Democratic Congressman Eric Swalwell wrote an opinion piece at USA Today in which he explained that fixing the gun issue in America is as easy as simply taking all military-style rifles away from owners. In the op-ed piece titled “Ban assault weapons, buy them back, go after resisters,” Swalwell proclaimed if we don’t take these firearms from citizens it “would leave millions of assault weapons in our communities for decades to come.”
Swalwell believes that offering $1,000 to every person who surrenders the controversial firearms would cushion the blow of having citizens’ Second Amendment rights infringed upon.
For those who choose not to get with the program, Swalwell writes, “criminally prosecute any who choose to defy [the buyback] by keeping their weapons.” This ideas in his opinion piece are a far cry from the happy medium conservative Republicans and Democrats are currently working on.

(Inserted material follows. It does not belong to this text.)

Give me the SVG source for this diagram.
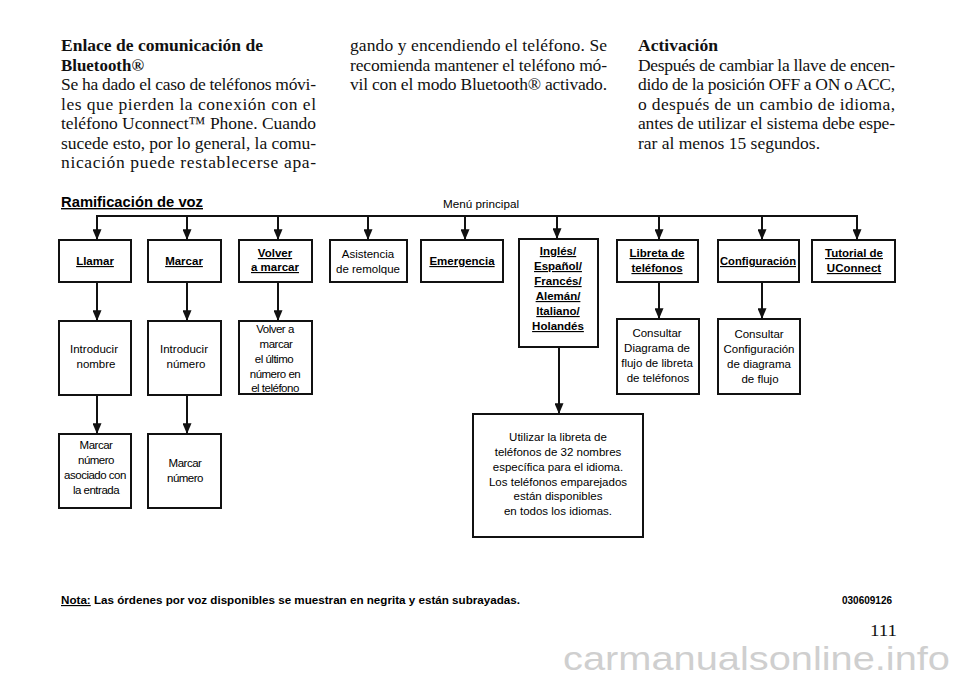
<svg xmlns="http://www.w3.org/2000/svg" width="960" height="678" viewBox="0 0 960 678">
<style>
.bg{fill:#ffffff}
.ser{font-family:"Liberation Serif","Times New Roman",serif;font-size:17.5px;fill:#111}
.serb{font-family:"Liberation Serif","Times New Roman",serif;font-size:17.5px;font-weight:bold;fill:#111}
.box{fill:#ffffff;stroke:#111;stroke-width:2}
.lb{font-family:"Liberation Sans",Arial,sans-serif;font-size:11.5px;font-weight:bold;fill:#000;text-anchor:middle;text-decoration:underline}
.lr{font-family:"Liberation Sans",Arial,sans-serif;font-size:11.5px;fill:#000;text-anchor:middle}
.lc{font-family:"Liberation Sans",Arial,sans-serif;font-size:11.5px;fill:#000;text-anchor:middle;letter-spacing:-0.5px}
.con{stroke:#111;stroke-width:2;fill:none}
.arr{stroke:#111;stroke-width:2;fill:none;marker-end:url(#ah)}
.sans{font-family:"Liberation Sans",Arial,sans-serif;fill:#000}
</style>
<defs>
<marker id="ah" viewBox="0 0 12 10" refX="12" refY="5" markerWidth="12" markerHeight="9" markerUnits="userSpaceOnUse" orient="auto">
<path d="M0,0 L12,5 L0,10 z" fill="#111"/>
</marker>
</defs>
<rect class="bg" x="0" y="0" width="960" height="678"/>

<g id="text-col1">
<text class="serb" x="61" y="51" textLength="202" lengthAdjust="spacingAndGlyphs">Enlace de comunicación de</text>
<text class="serb" x="61" y="70.5" textLength="83" lengthAdjust="spacingAndGlyphs">Bluetooth®</text>
<text class="ser" x="61" y="90" textLength="255" lengthAdjust="spacing">Se ha dado el caso de teléfonos móvi-</text>
<text class="ser" x="61" y="109.5" textLength="255" lengthAdjust="spacing">les que pierden la conexión con el</text>
<text class="ser" x="61" y="129" textLength="255" lengthAdjust="spacing">teléfono Uconnect™ Phone. Cuando</text>
<text class="ser" x="61" y="148.5" textLength="255" lengthAdjust="spacing">sucede esto, por lo general, la comu-</text>
<text class="ser" x="61" y="168" textLength="255" lengthAdjust="spacing">nicación puede restablecerse apa-</text>
</g>
<g id="text-col2">
<text class="ser" x="350" y="51" textLength="257" lengthAdjust="spacing">gando y encendiendo el teléfono. Se</text>
<text class="ser" x="350" y="70.5" textLength="257" lengthAdjust="spacing">recomienda mantener el teléfono mó-</text>
<text class="ser" x="350" y="90" textLength="257" lengthAdjust="spacing">vil con el modo Bluetooth® activado.</text>
</g>
<g id="text-col3">
<text class="serb" x="638" y="51" textLength="80" lengthAdjust="spacingAndGlyphs">Activación</text>
<text class="ser" x="638" y="70.5" textLength="257" lengthAdjust="spacing">Después de cambiar la llave de encen-</text>
<text class="ser" x="638" y="90" textLength="257" lengthAdjust="spacing">dido de la posición OFF a ON o ACC,</text>
<text class="ser" x="638" y="109.5" textLength="257" lengthAdjust="spacing">o después de un cambio de idioma,</text>
<text class="ser" x="638" y="129" textLength="257" lengthAdjust="spacing">antes de utilizar el sistema debe espe-</text>
<text class="ser" x="638" y="148.5" textLength="182" lengthAdjust="spacing">rar al menos 15 segundos.</text>
</g>

<g id="title">
<text class="sans" x="61" y="207" font-size="14" font-weight="bold" text-decoration="underline" textLength="142" lengthAdjust="spacingAndGlyphs">Ramificación de voz</text>
<text class="sans" x="443" y="208" font-size="11.5" textLength="76" lengthAdjust="spacingAndGlyphs">Menú principal</text>
</g>

<g id="connectors">
<path class="con" d="M97,217 V216 H857 V217"/>
<line class="arr" x1="97" y1="215" x2="97" y2="240"/>
<line class="arr" x1="187" y1="216" x2="187" y2="240"/>
<line class="arr" x1="278" y1="216" x2="278" y2="240"/>
<line class="arr" x1="368" y1="216" x2="368" y2="240"/>
<line class="arr" x1="465" y1="216" x2="465" y2="240"/>
<line class="arr" x1="557" y1="216" x2="557" y2="239"/>
<line class="arr" x1="659" y1="216" x2="659" y2="240"/>
<line class="arr" x1="762" y1="216" x2="762" y2="240"/>
<line class="arr" x1="857" y1="215" x2="857" y2="240"/>
<line class="arr" x1="97" y1="282" x2="97" y2="321"/>
<line class="arr" x1="97" y1="395" x2="97" y2="434"/>
<line class="arr" x1="187" y1="282" x2="187" y2="321"/>
<line class="arr" x1="187" y1="395" x2="187" y2="434"/>
<line class="arr" x1="278" y1="282" x2="278" y2="321"/>
<line class="arr" x1="659" y1="282" x2="659" y2="319"/>
<line class="arr" x1="762" y1="282" x2="762" y2="319"/>
<line class="arr" x1="559" y1="347" x2="559" y2="414"/>
</g>

<g id="n-llamar">
<rect class="box" x="59" y="240" width="72" height="42"/>
<text class="lb" x="95" y="265">Llamar</text>
</g>
<g id="n-marcar">
<rect class="box" x="148" y="240" width="73" height="42"/>
<text class="lb" x="184" y="265">Marcar</text>
</g>
<g id="n-volver">
<rect class="box" x="239" y="240" width="73" height="42"/>
<text class="lb" x="275" y="257">Volver</text>
<text class="lb" x="275" y="271">a marcar</text>
</g>
<g id="n-asistencia">
<rect class="box" x="330" y="240" width="77" height="42"/>
<text class="lr" x="368" y="258">Asistencia</text>
<text class="lr" x="368" y="273">de remolque</text>
</g>
<g id="n-emergencia">
<rect class="box" x="421" y="240" width="82" height="42"/>
<text class="lb" x="462" y="265">Emergencia</text>
</g>
<g id="n-idiomas">
<rect class="box" x="519" y="239" width="79" height="108"/>
<text class="lb" x="558" y="255">Inglés/</text>
<text class="lb" x="558" y="270">Español/</text>
<text class="lb" x="558" y="285">Francés/</text>
<text class="lb" x="558" y="300">Alemán/</text>
<text class="lb" x="558" y="315">Italiano/</text>
<text class="lb" x="558" y="330">Holandés</text>
</g>
<g id="n-libreta">
<rect class="box" x="617" y="240" width="81" height="42"/>
<text class="lb" x="657" y="257">Libreta de</text>
<text class="lb" x="657" y="272">teléfonos</text>
</g>
<g id="n-config">
<rect class="box" x="718" y="240" width="81" height="42"/>
<text class="lb" x="758" y="265" textLength="76" lengthAdjust="spacingAndGlyphs">Configuración</text>
</g>
<g id="n-tutorial">
<rect class="box" x="812" y="240" width="83" height="42"/>
<text class="lb" x="854" y="257">Tutorial de</text>
<text class="lb" x="854" y="272">UConnect</text>
</g>

<g id="n-intro-nombre">
<rect class="box" x="59" y="321" width="72" height="74"/>
<text class="lr" x="94" y="353">Introducir</text>
<text class="lr" x="96" y="368">nombre</text>
</g>
<g id="n-intro-numero">
<rect class="box" x="148" y="321" width="73" height="74"/>
<text class="lr" x="184" y="353">Introducir</text>
<text class="lr" x="186" y="368">número</text>
</g>
<g id="n-volver-ultimo">
<rect class="box" x="239" y="321" width="73" height="73"/>
<text class="lc" x="275" y="333">Volver a</text>
<text class="lc" x="276" y="348">marcar</text>
<text class="lc" x="274" y="363">el último</text>
<text class="lc" x="275" y="378">número en</text>
<text class="lc" x="275" y="392">el teléfono</text>
</g>
<g id="n-marcar-asociado">
<rect class="box" x="59" y="434" width="72" height="74"/>
<text class="lc" x="96" y="449">Marcar</text>
<text class="lc" x="96" y="464">número</text>
<text class="lc" x="95" y="479">asociado con</text>
<text class="lc" x="96" y="494">la entrada</text>
</g>
<g id="n-marcar-numero">
<rect class="box" x="148" y="434" width="73" height="74"/>
<text class="lc" x="185" y="467">Marcar</text>
<text class="lc" x="185" y="482">número</text>
</g>
<g id="n-consultar-libreta">
<rect class="box" x="617" y="319" width="82" height="75"/>
<text class="lr" x="657" y="337">Consultar</text>
<text class="lr" x="657" y="352">Diagrama de</text>
<text class="lr" x="657" y="367">flujo de libreta</text>
<text class="lr" x="658" y="382">de teléfonos</text>
</g>
<g id="n-consultar-config">
<rect class="box" x="718" y="319" width="82" height="75"/>
<text class="lr" x="759" y="338">Consultar</text>
<text class="lr" x="759" y="353">Configuración</text>
<text class="lr" x="759" y="368">de diagrama</text>
<text class="lr" x="760" y="383">de flujo</text>
</g>
<g id="n-utilizar">
<rect class="box" x="473" y="414" width="170" height="123"/>
<text class="lr" x="558" y="441">Utilizar la libreta de</text>
<text class="lr" x="558" y="456">teléfonos de 32 nombres</text>
<text class="lr" x="558" y="471">específica para el idioma.</text>
<text class="lr" x="558" y="486">Los teléfonos emparejados</text>
<text class="lr" x="558" y="500">están disponibles</text>
<text class="lr" x="558" y="515">en todos los idiomas.</text>
</g>

<g id="footer">
<text class="sans" x="61" y="604" font-size="11.5" font-weight="bold" textLength="459" lengthAdjust="spacingAndGlyphs"><tspan text-decoration="underline">Nota:</tspan> Las órdenes por voz disponibles se muestran en negrita y están subrayadas.</text>
<text class="sans" x="842" y="604" font-size="10" font-weight="bold" textLength="50" lengthAdjust="spacingAndGlyphs">030609126</text>
<text class="ser" x="870" y="636" font-size="19" textLength="27" lengthAdjust="spacingAndGlyphs">111</text>
<text x="563" y="670" font-family="Liberation Sans, Arial, sans-serif" font-size="33" fill="#cfcfcf" textLength="387" lengthAdjust="spacingAndGlyphs">carmanualsonline.info</text>
</g>
</svg>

According to NBC News, Swalwell took the idea of gun confiscation from Australia, which happened in 1996 after a gunman killed 35 tourists.
“Australia got it right,” he wrote before adding, “the right to live is supreme over any other.” Democrats have wisely been wary of using the term “confiscation” when discussing alternatives for gun control.
Swalwell then touched on the Parkland, Florida, shooting that began a real push for gun reform. “There’s something new and different about the surviving Parkland high schoolers’ demands,” he wrote. “They dismiss the moral equivalence we’ve made for far too long regarding the Second Amendment. I’ve been guilty of it myself, telling constituents and reporters that ‘we can protect the Second Amendment and protect lives.’”
It’s a safe assumption that the congressman may encounter a fair share of resistance when he comes for the guns of law-abiding citizens.